I'm losing my job any day. It's not the first time it has happened to me but it's the first time that I have been seeking and have yet to find the opportunity that is the right fit for me. It's terrifying. I remember the first time that I lost my job as part of a radical downsizing, it was right around the aftermath of 9/11 when it was really hard to find a job. I spent an entire year looking only to settle on taking something which rendered me underemployed and that set me back SIGNIFICANTLY in income to work my way back up. I did, and I'm a better person, a better professional today having gone through that but I wouldn't wish it on anyone. At the time, I was a single mother and losing my income was a direct threat to my livelihood and the livelihood of my son who was very young then. It meant going without health insurance and living for what seemed like forever on unemployment income. That year, I couldn't put presents under the Christmas tree and I never told anyone that I actually got desperate enough to visit the food pantry on two occasions that year. It was a humbling experience.

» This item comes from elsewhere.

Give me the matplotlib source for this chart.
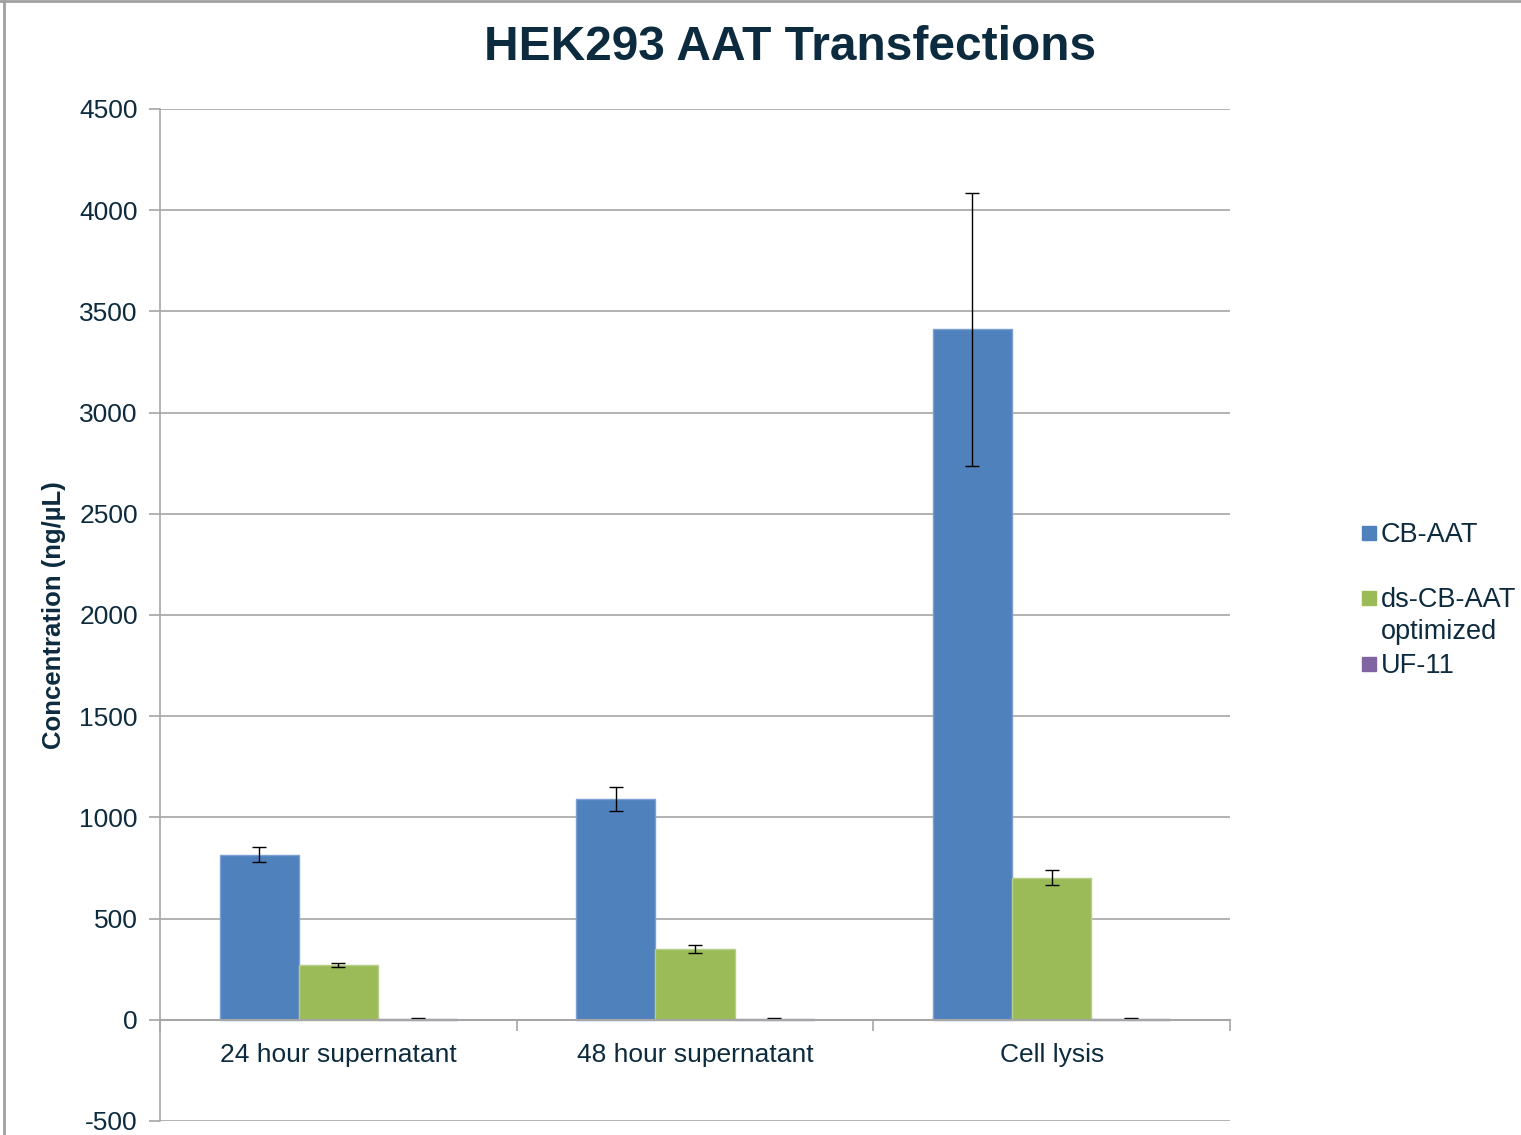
import matplotlib
matplotlib.use("Agg")
import matplotlib.pyplot as plt
import numpy as np
from matplotlib.patches import Rectangle
from matplotlib.lines import Line2D

categories = ["24 hour supernatant", "48 hour supernatant", "Cell lysis"]
series_names = ["CB-AAT", "ds-CB-AAT\noptimized", "UF-11"]
cb_aat = [815, 1092, 3412]
cb_aat_err = [37, 60, 675]
ds_cb_aat = [272, 350, 702]
ds_cb_aat_err = [10, 18, 37]
uf11 = [5, 5, 5]
uf11_err = [2, 2, 2]
yticks = [-500, 0, 500, 1000, 1500, 2000, 2500, 3000, 3500, 4000, 4500]

colors = ["#4F81BD", "#9BBB59", "#8064A2"]
edge_colors = ["#7A9FD0", "#B5CF86", "#9C86B8"]
text_color = "#0D2B3E"

plt.rcParams['font.family'] = ['Liberation Sans', 'DejaVu Sans']

fig = plt.figure(figsize=(15.21, 11.35), dpi=100)
ax = fig.add_axes([160/1521, 1 - 1121/1135, (1230-160)/1521, (1121-109)/1135])

x = np.arange(len(categories))
w = 0.222
data = [(cb_aat, cb_aat_err), (ds_cb_aat, ds_cb_aat_err), (uf11, uf11_err)]
for i, (vals, errs) in enumerate(data):
    ax.bar(x + (i - 1) * w, vals, width=w, color=colors[i], edgecolor=edge_colors[i],
           linewidth=1, zorder=3)
    ax.errorbar(x + (i - 1) * w, vals, yerr=errs, fmt='none', ecolor='black',
                elinewidth=1, capsize=5, capthick=1, zorder=4)

ax.set_xlim(-0.5, len(categories) - 0.5)
ax.set_ylim(-500, 4500)
ax.set_yticks(yticks)
ax.set_yticklabels([str(t) for t in yticks], fontsize=19, color=text_color)
ax.yaxis.grid(True, color="#A6A6A6", linewidth=1.2, zorder=0)
ax.set_axisbelow(True)

ax.spines['top'].set_visible(False)
ax.spines['right'].set_visible(False)
ax.spines['left'].set_color("#A6A6A6")
ax.spines['left'].set_linewidth(1.2)
ax.spines['bottom'].set_position(('data', 0))
ax.spines['bottom'].set_color("#A6A6A6")
ax.spines['bottom'].set_linewidth(1.5)
ax.spines['bottom'].set_zorder(5)

ax.set_xticks(x)
ax.set_xticklabels(categories, fontsize=19, color=text_color)
ax.set_xticks(np.arange(-0.5, len(categories), 1.0), minor=True)
ax.tick_params(axis='x', which='major', length=0, pad=17)
ax.tick_params(axis='x', which='minor', length=8, direction='out', color="#A6A6A6", width=1.2)
ax.tick_params(axis='y', length=8, direction='out', color="#A6A6A6", width=1.2, pad=8)

ax.set_ylabel("Concentration (ng/µL)", fontsize=18.5, fontweight='bold', color=text_color)
ax.yaxis.set_label_coords((66 - 160) / (1230 - 160), 0.5)

fig.text(790/1521, 1 - 48/1135, "HEK293 AAT Transfections", fontsize=34.5, fontweight='bold',
         color=text_color, ha='center', va='center')

# legend (manual, to reproduce spacing)
leg_y = [533, 598, 664]
for i, name in enumerate(series_names):
    yc = 1 - leg_y[i] / 1135
    fig.add_artist(Rectangle((1362/1521, yc - 7/1135), 14/1521, 14/1135,
                             transform=fig.transFigure, color=colors[i]))
    fig.text(1381/1521, yc + 11/1135, name, fontsize=19.5, color=text_color, ha='left', va='top',
             linespacing=1.28)

# frame lines on left and top
fig.add_artist(Line2D([3.5/1521, 3.5/1521], [0, 1], transform=fig.transFigure, color="#A0A0A0", linewidth=2))
fig.add_artist(Line2D([0, 1], [1 - 0.5/1135, 1 - 0.5/1135], transform=fig.transFigure, color="#A0A0A0", linewidth=2))

fig.savefig("out.png", dpi=100)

Fast forward to 2016 and my company has filed for bankruptcy. I'm 16 years more experienced and confident in my abilities and what I bring to the table. I am now married, my son is grown, educated and no longer living at home. I have two step children, the youngest is 16. My husband and I have a mortgage and bills, just like any other family and while he makes a good living, my income is a significant contribution to our lifestyle.
It's amazing how much of my identity is tied to my career. I love what I do. A large part of me is defined by my career and my ability to contribute to my family's income. The thought of losing my job and being unable to contribute the way I do today to my family is really very terrifying. Why is that? Why is so much of my identity tied up in what I do for a living and why do I feel like less of a person without it? It's a fear I haven't really spoken to anyone about and I was floored the other day when my husband recognized my anxieties and without having to say anything at all to him, he said "don't worry, we'll get through this --- together." I needed him to say that so badly. Never in my life have I ever relied upon anyone for my wellbeing. I was always the one that provided it. I provided it to others in relationships and to my son while he was growing up. Here is this man who is my partner, willing to take care of me in this time of need. I know that is probably not surprising to any of you, husbands are supposed to do that after all but I've never counted on anyone in this way. It means everything to me. It's a scary, uncertain feeling but the fact that I can count on this other person is a concept so foreign to me. He makes me feel as though my worth to him doesn't change. He has confidence I'll be back on my feet before long and that confidence, that support is an expression so important to me that I can't describe it. Do I sound crazy? I'm a 47-year-old woman married to this man for 9 years. Why is the concept that I can really rely on him and count on him such a foreign and surprising concept to me? He's my husband. He's supported me through raising our three kids, supported me through the difficulties of life and been there through my struggles and my triumphs, why is this so different?